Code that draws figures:
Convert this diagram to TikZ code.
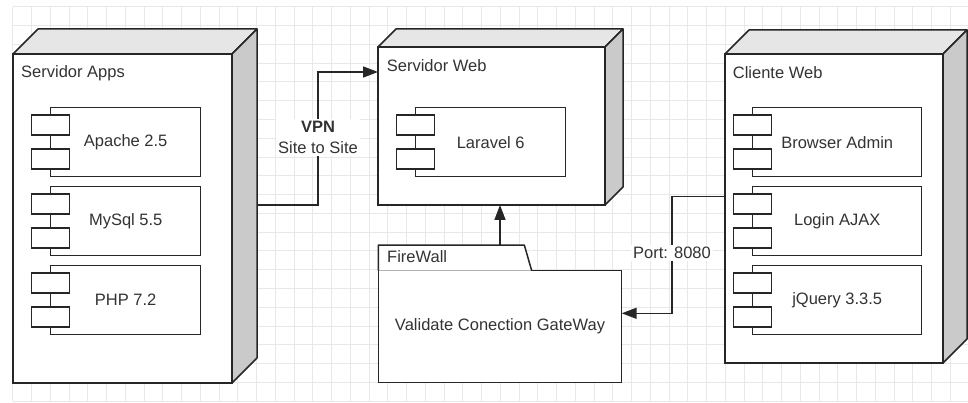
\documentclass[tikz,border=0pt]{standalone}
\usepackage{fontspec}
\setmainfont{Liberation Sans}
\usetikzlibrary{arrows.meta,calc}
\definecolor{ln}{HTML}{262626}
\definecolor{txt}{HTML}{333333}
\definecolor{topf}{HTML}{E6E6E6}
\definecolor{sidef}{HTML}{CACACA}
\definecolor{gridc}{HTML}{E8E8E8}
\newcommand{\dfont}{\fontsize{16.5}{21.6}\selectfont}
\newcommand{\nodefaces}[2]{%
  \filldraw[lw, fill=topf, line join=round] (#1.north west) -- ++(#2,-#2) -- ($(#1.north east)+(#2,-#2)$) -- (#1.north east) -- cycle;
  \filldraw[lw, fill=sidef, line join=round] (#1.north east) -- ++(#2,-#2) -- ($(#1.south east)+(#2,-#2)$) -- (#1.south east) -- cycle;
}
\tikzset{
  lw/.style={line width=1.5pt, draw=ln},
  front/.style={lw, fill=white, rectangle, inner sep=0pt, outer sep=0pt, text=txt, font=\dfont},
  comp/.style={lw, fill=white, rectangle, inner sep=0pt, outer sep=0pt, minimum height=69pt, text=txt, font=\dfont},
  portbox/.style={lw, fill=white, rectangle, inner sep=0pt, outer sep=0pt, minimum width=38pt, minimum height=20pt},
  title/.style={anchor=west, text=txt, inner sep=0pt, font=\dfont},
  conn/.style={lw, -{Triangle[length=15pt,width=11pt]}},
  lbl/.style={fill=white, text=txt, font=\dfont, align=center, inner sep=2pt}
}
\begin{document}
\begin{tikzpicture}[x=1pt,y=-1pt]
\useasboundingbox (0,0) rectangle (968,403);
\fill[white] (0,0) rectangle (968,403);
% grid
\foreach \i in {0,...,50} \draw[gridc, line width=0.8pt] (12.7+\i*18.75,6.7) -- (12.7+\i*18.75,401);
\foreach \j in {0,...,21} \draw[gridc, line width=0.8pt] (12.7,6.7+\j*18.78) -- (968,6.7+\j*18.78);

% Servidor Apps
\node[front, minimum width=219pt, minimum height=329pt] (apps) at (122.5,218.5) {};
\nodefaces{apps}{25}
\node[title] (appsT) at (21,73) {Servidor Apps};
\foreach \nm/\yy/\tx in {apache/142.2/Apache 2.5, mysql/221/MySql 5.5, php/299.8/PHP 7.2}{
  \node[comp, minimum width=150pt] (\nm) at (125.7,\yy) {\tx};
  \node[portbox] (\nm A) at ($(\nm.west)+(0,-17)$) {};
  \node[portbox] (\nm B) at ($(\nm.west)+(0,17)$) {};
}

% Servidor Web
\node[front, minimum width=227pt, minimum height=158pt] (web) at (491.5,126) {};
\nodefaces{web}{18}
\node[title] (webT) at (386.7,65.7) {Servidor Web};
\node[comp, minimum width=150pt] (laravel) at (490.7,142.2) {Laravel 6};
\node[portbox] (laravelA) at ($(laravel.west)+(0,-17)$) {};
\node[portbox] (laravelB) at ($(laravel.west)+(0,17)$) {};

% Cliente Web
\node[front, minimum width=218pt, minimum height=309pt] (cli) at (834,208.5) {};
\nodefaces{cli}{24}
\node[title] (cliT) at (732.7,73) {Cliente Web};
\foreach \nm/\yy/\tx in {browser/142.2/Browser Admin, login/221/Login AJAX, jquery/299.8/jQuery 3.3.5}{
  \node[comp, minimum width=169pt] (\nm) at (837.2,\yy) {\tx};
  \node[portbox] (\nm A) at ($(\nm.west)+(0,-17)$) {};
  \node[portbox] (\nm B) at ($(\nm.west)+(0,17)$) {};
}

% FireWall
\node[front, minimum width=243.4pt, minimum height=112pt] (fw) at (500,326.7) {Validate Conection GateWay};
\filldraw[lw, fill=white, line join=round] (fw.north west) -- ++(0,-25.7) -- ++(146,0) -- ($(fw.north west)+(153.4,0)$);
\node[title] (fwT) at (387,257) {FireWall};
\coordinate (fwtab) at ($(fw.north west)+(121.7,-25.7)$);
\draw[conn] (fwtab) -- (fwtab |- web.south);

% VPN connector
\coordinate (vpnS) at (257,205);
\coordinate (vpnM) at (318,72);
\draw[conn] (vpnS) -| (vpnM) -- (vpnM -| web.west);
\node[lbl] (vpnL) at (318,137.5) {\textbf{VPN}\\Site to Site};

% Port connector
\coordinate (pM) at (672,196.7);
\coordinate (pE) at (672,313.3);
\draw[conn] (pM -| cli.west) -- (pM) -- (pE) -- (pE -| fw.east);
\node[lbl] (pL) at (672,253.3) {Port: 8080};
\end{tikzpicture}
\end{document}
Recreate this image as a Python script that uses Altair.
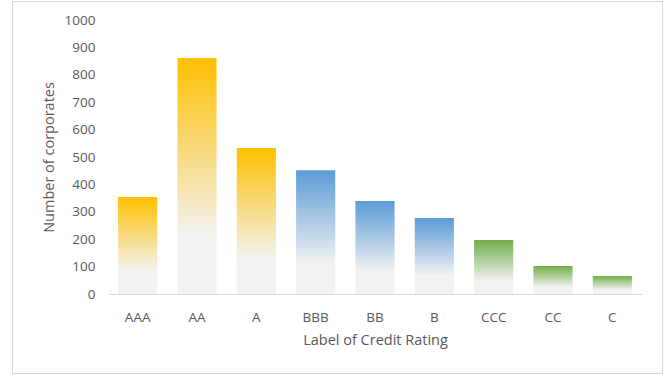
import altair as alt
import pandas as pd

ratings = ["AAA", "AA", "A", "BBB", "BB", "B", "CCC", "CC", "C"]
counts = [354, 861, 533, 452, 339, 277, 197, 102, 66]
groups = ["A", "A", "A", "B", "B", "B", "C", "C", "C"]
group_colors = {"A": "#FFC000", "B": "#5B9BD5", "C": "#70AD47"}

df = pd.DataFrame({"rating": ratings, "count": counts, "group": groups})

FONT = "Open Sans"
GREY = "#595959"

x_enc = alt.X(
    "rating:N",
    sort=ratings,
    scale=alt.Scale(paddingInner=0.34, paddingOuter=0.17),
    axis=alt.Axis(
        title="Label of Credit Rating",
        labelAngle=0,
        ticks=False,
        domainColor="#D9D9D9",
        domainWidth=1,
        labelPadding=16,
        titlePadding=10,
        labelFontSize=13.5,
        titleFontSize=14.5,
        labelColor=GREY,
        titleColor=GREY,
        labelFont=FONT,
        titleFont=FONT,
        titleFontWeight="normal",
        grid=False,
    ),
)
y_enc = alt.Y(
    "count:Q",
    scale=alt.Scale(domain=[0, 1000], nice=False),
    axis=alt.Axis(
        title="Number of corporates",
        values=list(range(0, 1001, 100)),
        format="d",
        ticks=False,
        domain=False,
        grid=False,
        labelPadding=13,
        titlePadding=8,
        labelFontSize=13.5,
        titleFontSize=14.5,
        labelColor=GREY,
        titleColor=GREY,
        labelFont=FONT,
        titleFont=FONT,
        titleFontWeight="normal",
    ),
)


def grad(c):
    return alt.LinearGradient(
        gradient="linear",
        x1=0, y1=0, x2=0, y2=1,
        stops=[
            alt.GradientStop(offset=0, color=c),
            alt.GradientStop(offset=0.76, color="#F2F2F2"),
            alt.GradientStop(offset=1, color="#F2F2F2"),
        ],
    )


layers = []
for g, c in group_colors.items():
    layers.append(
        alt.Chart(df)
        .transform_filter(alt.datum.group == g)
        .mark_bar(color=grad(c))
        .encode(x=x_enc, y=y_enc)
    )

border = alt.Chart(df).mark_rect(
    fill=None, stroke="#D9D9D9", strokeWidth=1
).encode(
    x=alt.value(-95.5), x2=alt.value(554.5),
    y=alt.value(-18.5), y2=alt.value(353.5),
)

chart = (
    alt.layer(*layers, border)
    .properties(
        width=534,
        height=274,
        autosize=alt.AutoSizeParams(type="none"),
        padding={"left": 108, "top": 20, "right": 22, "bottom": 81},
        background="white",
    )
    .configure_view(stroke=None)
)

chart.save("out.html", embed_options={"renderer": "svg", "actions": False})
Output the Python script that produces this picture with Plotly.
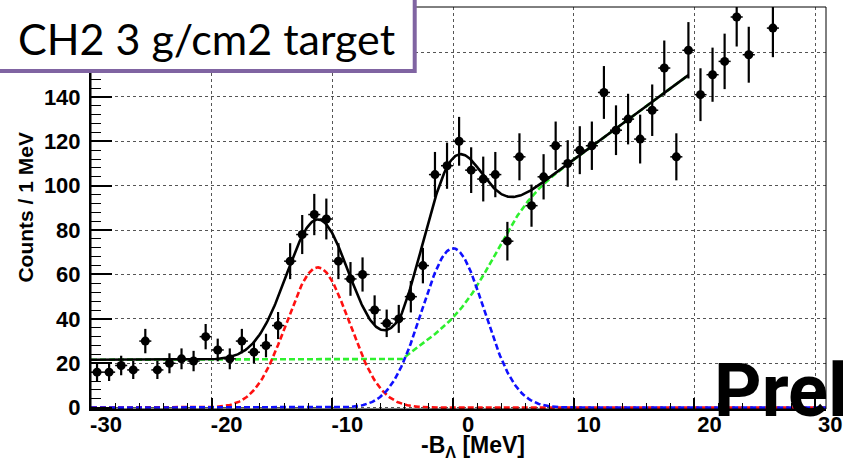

**The request**
None of the pictures should appear; repeat the records exactly otherwise.

**The result**
Convert this diagram to TikZ code.
\documentclass[tikz,border=0pt]{standalone}
\usepackage{fontspec}
\setmainfont{Liberation Sans}
\usetikzlibrary{arrows.meta,calc}
\definecolor{ln}{HTML}{262626}
\definecolor{txt}{HTML}{333333}
\definecolor{topf}{HTML}{E6E6E6}
\definecolor{sidef}{HTML}{CACACA}
\definecolor{gridc}{HTML}{E8E8E8}
\newcommand{\dfont}{\fontsize{16.5}{21.6}\selectfont}
\newcommand{\nodefaces}[2]{%
  \filldraw[lw, fill=topf, line join=round] (#1.north west) -- ++(#2,-#2) -- ($(#1.north east)+(#2,-#2)$) -- (#1.north east) -- cycle;
  \filldraw[lw, fill=sidef, line join=round] (#1.north east) -- ++(#2,-#2) -- ($(#1.south east)+(#2,-#2)$) -- (#1.south east) -- cycle;
}
\tikzset{
  lw/.style={line width=1.5pt, draw=ln},
  front/.style={lw, fill=white, rectangle, inner sep=0pt, outer sep=0pt, text=txt, font=\dfont},
  comp/.style={lw, fill=white, rectangle, inner sep=0pt, outer sep=0pt, minimum height=69pt, text=txt, font=\dfont},
  portbox/.style={lw, fill=white, rectangle, inner sep=0pt, outer sep=0pt, minimum width=38pt, minimum height=20pt},
  title/.style={anchor=west, text=txt, inner sep=0pt, font=\dfont},
  conn/.style={lw, -{Triangle[length=15pt,width=11pt]}},
  lbl/.style={fill=white, text=txt, font=\dfont, align=center, inner sep=2pt}
}
\begin{document}
\begin{tikzpicture}[x=1pt,y=-1pt]
\useasboundingbox (0,0) rectangle (968,403);
\fill[white] (0,0) rectangle (968,403);
% grid
\foreach \i in {0,...,50} \draw[gridc, line width=0.8pt] (12.7+\i*18.75,6.7) -- (12.7+\i*18.75,401);
\foreach \j in {0,...,21} \draw[gridc, line width=0.8pt] (12.7,6.7+\j*18.78) -- (968,6.7+\j*18.78);

% Servidor Apps
\node[front, minimum width=219pt, minimum height=329pt] (apps) at (122.5,218.5) {};
\nodefaces{apps}{25}
\node[title] (appsT) at (21,73) {Servidor Apps};
\foreach \nm/\yy/\tx in {apache/142.2/Apache 2.5, mysql/221/MySql 5.5, php/299.8/PHP 7.2}{
  \node[comp, minimum width=150pt] (\nm) at (125.7,\yy) {\tx};
  \node[portbox] (\nm A) at ($(\nm.west)+(0,-17)$) {};
  \node[portbox] (\nm B) at ($(\nm.west)+(0,17)$) {};
}

% Servidor Web
\node[front, minimum width=227pt, minimum height=158pt] (web) at (491.5,126) {};
\nodefaces{web}{18}
\node[title] (webT) at (386.7,65.7) {Servidor Web};
\node[comp, minimum width=150pt] (laravel) at (490.7,142.2) {Laravel 6};
\node[portbox] (laravelA) at ($(laravel.west)+(0,-17)$) {};
\node[portbox] (laravelB) at ($(laravel.west)+(0,17)$) {};

% Cliente Web
\node[front, minimum width=218pt, minimum height=309pt] (cli) at (834,208.5) {};
\nodefaces{cli}{24}
\node[title] (cliT) at (732.7,73) {Cliente Web};
\foreach \nm/\yy/\tx in {browser/142.2/Browser Admin, login/221/Login AJAX, jquery/299.8/jQuery 3.3.5}{
  \node[comp, minimum width=169pt] (\nm) at (837.2,\yy) {\tx};
  \node[portbox] (\nm A) at ($(\nm.west)+(0,-17)$) {};
  \node[portbox] (\nm B) at ($(\nm.west)+(0,17)$) {};
}

% FireWall
\node[front, minimum width=243.4pt, minimum height=112pt] (fw) at (500,326.7) {Validate Conection GateWay};
\filldraw[lw, fill=white, line join=round] (fw.north west) -- ++(0,-25.7) -- ++(146,0) -- ($(fw.north west)+(153.4,0)$);
\node[title] (fwT) at (387,257) {FireWall};
\coordinate (fwtab) at ($(fw.north west)+(121.7,-25.7)$);
\draw[conn] (fwtab) -- (fwtab |- web.south);

% VPN connector
\coordinate (vpnS) at (257,205);
\coordinate (vpnM) at (318,72);
\draw[conn] (vpnS) -| (vpnM) -- (vpnM -| web.west);
\node[lbl] (vpnL) at (318,137.5) {\textbf{VPN}\\Site to Site};

% Port connector
\coordinate (pM) at (672,196.7);
\coordinate (pE) at (672,313.3);
\draw[conn] (pM -| cli.west) -- (pM) -- (pE) -- (pE -| fw.east);
\node[lbl] (pL) at (672,253.3) {Port: 8080};
\end{tikzpicture}
\end{document}
Recreate this image as a Python script that uses Altair.
import altair as alt
import pandas as pd

ratings = ["AAA", "AA", "A", "BBB", "BB", "B", "CCC", "CC", "C"]
counts = [354, 861, 533, 452, 339, 277, 197, 102, 66]
groups = ["A", "A", "A", "B", "B", "B", "C", "C", "C"]
group_colors = {"A": "#FFC000", "B": "#5B9BD5", "C": "#70AD47"}

df = pd.DataFrame({"rating": ratings, "count": counts, "group": groups})

FONT = "Open Sans"
GREY = "#595959"

x_enc = alt.X(
    "rating:N",
    sort=ratings,
    scale=alt.Scale(paddingInner=0.34, paddingOuter=0.17),
    axis=alt.Axis(
        title="Label of Credit Rating",
        labelAngle=0,
        ticks=False,
        domainColor="#D9D9D9",
        domainWidth=1,
        labelPadding=16,
        titlePadding=10,
        labelFontSize=13.5,
        titleFontSize=14.5,
        labelColor=GREY,
        titleColor=GREY,
        labelFont=FONT,
        titleFont=FONT,
        titleFontWeight="normal",
        grid=False,
    ),
)
y_enc = alt.Y(
    "count:Q",
    scale=alt.Scale(domain=[0, 1000], nice=False),
    axis=alt.Axis(
        title="Number of corporates",
        values=list(range(0, 1001, 100)),
        format="d",
        ticks=False,
        domain=False,
        grid=False,
        labelPadding=13,
        titlePadding=8,
        labelFontSize=13.5,
        titleFontSize=14.5,
        labelColor=GREY,
        titleColor=GREY,
        labelFont=FONT,
        titleFont=FONT,
        titleFontWeight="normal",
    ),
)


def grad(c):
    return alt.LinearGradient(
        gradient="linear",
        x1=0, y1=0, x2=0, y2=1,
        stops=[
            alt.GradientStop(offset=0, color=c),
            alt.GradientStop(offset=0.76, color="#F2F2F2"),
            alt.GradientStop(offset=1, color="#F2F2F2"),
        ],
    )


layers = []
for g, c in group_colors.items():
    layers.append(
        alt.Chart(df)
        .transform_filter(alt.datum.group == g)
        .mark_bar(color=grad(c))
        .encode(x=x_enc, y=y_enc)
    )

border = alt.Chart(df).mark_rect(
    fill=None, stroke="#D9D9D9", strokeWidth=1
).encode(
    x=alt.value(-95.5), x2=alt.value(554.5),
    y=alt.value(-18.5), y2=alt.value(353.5),
)

chart = (
    alt.layer(*layers, border)
    .properties(
        width=534,
        height=274,
        autosize=alt.AutoSizeParams(type="none"),
        padding={"left": 108, "top": 20, "right": 22, "bottom": 81},
        background="white",
    )
    .configure_view(stroke=None)
)

chart.save("out.html", embed_options={"renderer": "svg", "actions": False})
Output the Python script that produces this picture with Plotly.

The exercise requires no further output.